Great Nicobar Project

Context

The Indian government has proposed a significant infrastructure upgrade on Great Nicobar Island, encompassing an International Container Transshipment Terminal (ICTT), a greenfield international airport, a township, and a power plant. This initiative is part of a broader plan for the holistic development of the island, aimed at leveraging its strategic location in the Bay of Bengal.

About the project

  • Project title: ‘Holistic Development of Great Nicobar Island at Andaman and Nicobar Islands’
  • Cost: Rs 72,000 crore
  • Implemented by: Andaman and Nicobar Islands Integrated Development Corporation (ANIIDCO).
  • The project has four components – 
    • an International Transhipment Port (ITP)
    • Greenfield International Airport
    • a power plant
    • a new township that could constitute a Special Economic Zone
  • These four interlinked projects form the core of the new city and the holistic master plan.

Significance of the project:

  • Great Nicobar Island holds strategic significance due to its proximity to major international maritime routes, including the Malacca Strait.
  • The ICTT is expected to enhance India's participation in the global maritime economy and bolster regional connectivity.
  • Additionally, the region's military upgrade aims to strengthen India's defense posture in response to geopolitical developments, particularly concerning Chinese naval activities in the Indo-Pacific.

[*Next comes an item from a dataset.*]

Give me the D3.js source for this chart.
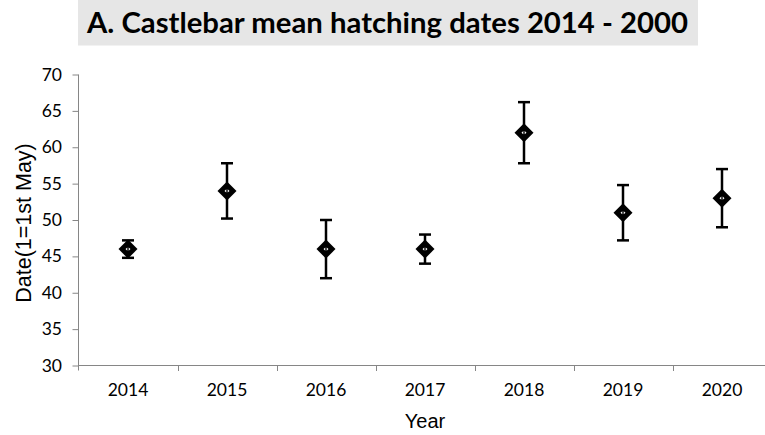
<!DOCTYPE html>
<html>
<head>
	<title>Castlebar mean hatching dates</title>
	<script src="https://d3js.org/d3.v7.min.js"></script>
	<style>
		body { margin: 0; background: #fff; }
		svg { display: block; }
	</style>
</head>
<body>
	<svg id="chart" width="765" height="435"></svg>

	<script type="text/javascript">
// data
var years = ['2014', '2015', '2016', '2017', '2018', '2019', '2020'];
var meanDates = [46, 54, 46, 46, 62, 51, 53];
var errors = [1.2, 3.8, 4, 2, 4.2, 3.8, 4];
var yTicks = [30, 35, 40, 45, 50, 55, 60, 65, 70];
var title = 'A. Castlebar mean hatching dates 2014 - 2000';

var svg = d3.select('#chart');
var axisColor = '#868686';

// scales
var x = d3.scaleBand().domain(years).range([78.5, 78.5 + 7 * 99]);
var y = d3.scaleLinear().domain([30, 70]).range([365.5, 74.5]);

// title box
svg.append('rect')
   .attr('x', 78).attr('y', 0)
   .attr('width', 620).attr('height', 45.5)
   .attr('fill', '#e6e6e6');
svg.append('text')
   .attr('x', 87).attr('y', 33)
   .attr('textLength', 601)
   .attr('lengthAdjust', 'spacingAndGlyphs')
   .style('font-family', 'Lato, "Open Sans", sans-serif')
   .style('font-weight', 'bold')
   .style('font-size', '28px')
   .attr('fill', '#000')
   .text(title);

// y axis
var yAxis = svg.append('g')
   .attr('transform', 'translate(78.5,0)')
   .call(d3.axisLeft(y).tickValues(yTicks).tickSize(6).tickPadding(10.5).tickSizeOuter(0));
yAxis.select('.domain').attr('stroke', axisColor).attr('d', 'M0,' + y(70) + 'V' + (y(30) + 5));
yAxis.selectAll('.tick line').attr('stroke', axisColor);
yAxis.selectAll('.tick text')
   .style('font-family', 'Lato, "Open Sans", sans-serif')
   .style('font-size', '17.5px')
   .attr('fill', '#000');

// x axis
var xAxis = svg.append('g')
   .attr('transform', 'translate(0,' + y(30) + ')')
   .call(d3.axisBottom(x).tickSize(0).tickPadding(18).tickSizeOuter(0));
xAxis.select('.domain').attr('stroke', axisColor).attr('d', 'M78.5,0H765');
xAxis.selectAll('.tick text')
   .style('font-family', 'Lato, "Open Sans", sans-serif')
   .style('font-size', '17.5px')
   .attr('fill', '#000');
// category boundary ticks
xAxis.selectAll('.bound')
   .data(years.slice(0, years.length - 1))
   .enter().append('line')
   .attr('class', 'bound')
   .attr('x1', function(d) { return Math.round(x(d) + x.bandwidth()) + 0.5; })
   .attr('x2', function(d) { return Math.round(x(d) + x.bandwidth()) + 0.5; })
   .attr('y1', 0).attr('y2', 5.5)
   .attr('stroke', axisColor);

// axis titles
svg.append('text')
   .attr('x', 425).attr('y', 428)
   .attr('text-anchor', 'middle')
   .style('font-family', '"Liberation Sans", Arial, sans-serif')
   .style('font-size', '20px')
   .text('Year');
svg.append('text')
   .attr('transform', 'translate(31,223) rotate(-90)')
   .attr('text-anchor', 'middle')
   .style('font-family', '"Liberation Sans", Arial, sans-serif')
   .style('font-size', '21.5px')
   .text('Date(1=1st May)');

// error bars and markers
var pts = years.map(function(d, i) {
    return { year: d, v: meanDates[i], e: errors[i] };
});
var g = svg.selectAll('.pt').data(pts).enter().append('g')
   .attr('class', 'pt')
   .attr('transform', function(d) { return 'translate(' + (x(d.year) + x.bandwidth() / 2) + ',0)'; });

g.append('line')
   .attr('x1', 0).attr('x2', 0)
   .attr('y1', function(d) { return y(d.v + d.e); })
   .attr('y2', function(d) { return y(d.v - d.e); })
   .attr('stroke', '#000').attr('stroke-width', 2.5);
g.append('line')
   .attr('x1', -6).attr('x2', 6)
   .attr('y1', function(d) { return y(d.v + d.e); })
   .attr('y2', function(d) { return y(d.v + d.e); })
   .attr('stroke', '#000').attr('stroke-width', 2.5);
g.append('line')
   .attr('x1', -6).attr('x2', 6)
   .attr('y1', function(d) { return y(d.v - d.e); })
   .attr('y2', function(d) { return y(d.v - d.e); })
   .attr('stroke', '#000').attr('stroke-width', 2.5);

g.append('path')
   .attr('transform', function(d) { return 'translate(0,' + y(d.v) + ')'; })
   .attr('d', 'M0,-9.5L9.5,0L0,9.5L-9.5,0Z')
   .attr('fill', '#000');
// little white arrows inside the marker
g.append('path')
   .attr('transform', function(d) { return 'translate(0,' + y(d.v) + ')'; })
   .attr('d', 'M-2.5,0L-0.7,-1.6L-0.7,1.6ZM2.5,0L0.7,-1.6L0.7,1.6Z')
   .attr('fill', '#fff');
</script>
</body>
</html>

Environmental Concerns and Opposition

  • The proposed project has faced opposition from conservationists, wildlife experts, and local tribal councils, citing concerns over its environmental impact.
  • Critics argue that the development could lead to deforestation, threaten marine ecosystems, and endanger vulnerable species like the Nicobar Megapode and leatherback turtles.
  • There are also apprehensions about the potential disruption to the indigenous Shompen tribe's habitat and traditional way of life.
Steps were taken to mitigate the Losses:
  • Building Coral population: Proposed mitigation measures to compensate for these damages include coral translocation and reef restoration in Galathea Bay.
  • Compensatory Afforestation: Authorities plan to balance the loss of 12-20 hectares of mangroves here by ‘re-densifying’ existing mangrove patches and planting mangroves in non-forest areas.
  • Declaring Protected areas: Mitigation measures also include intent to declare new protected areas, as well as the drawing up of monitoring and action plans to study threatened wildlife.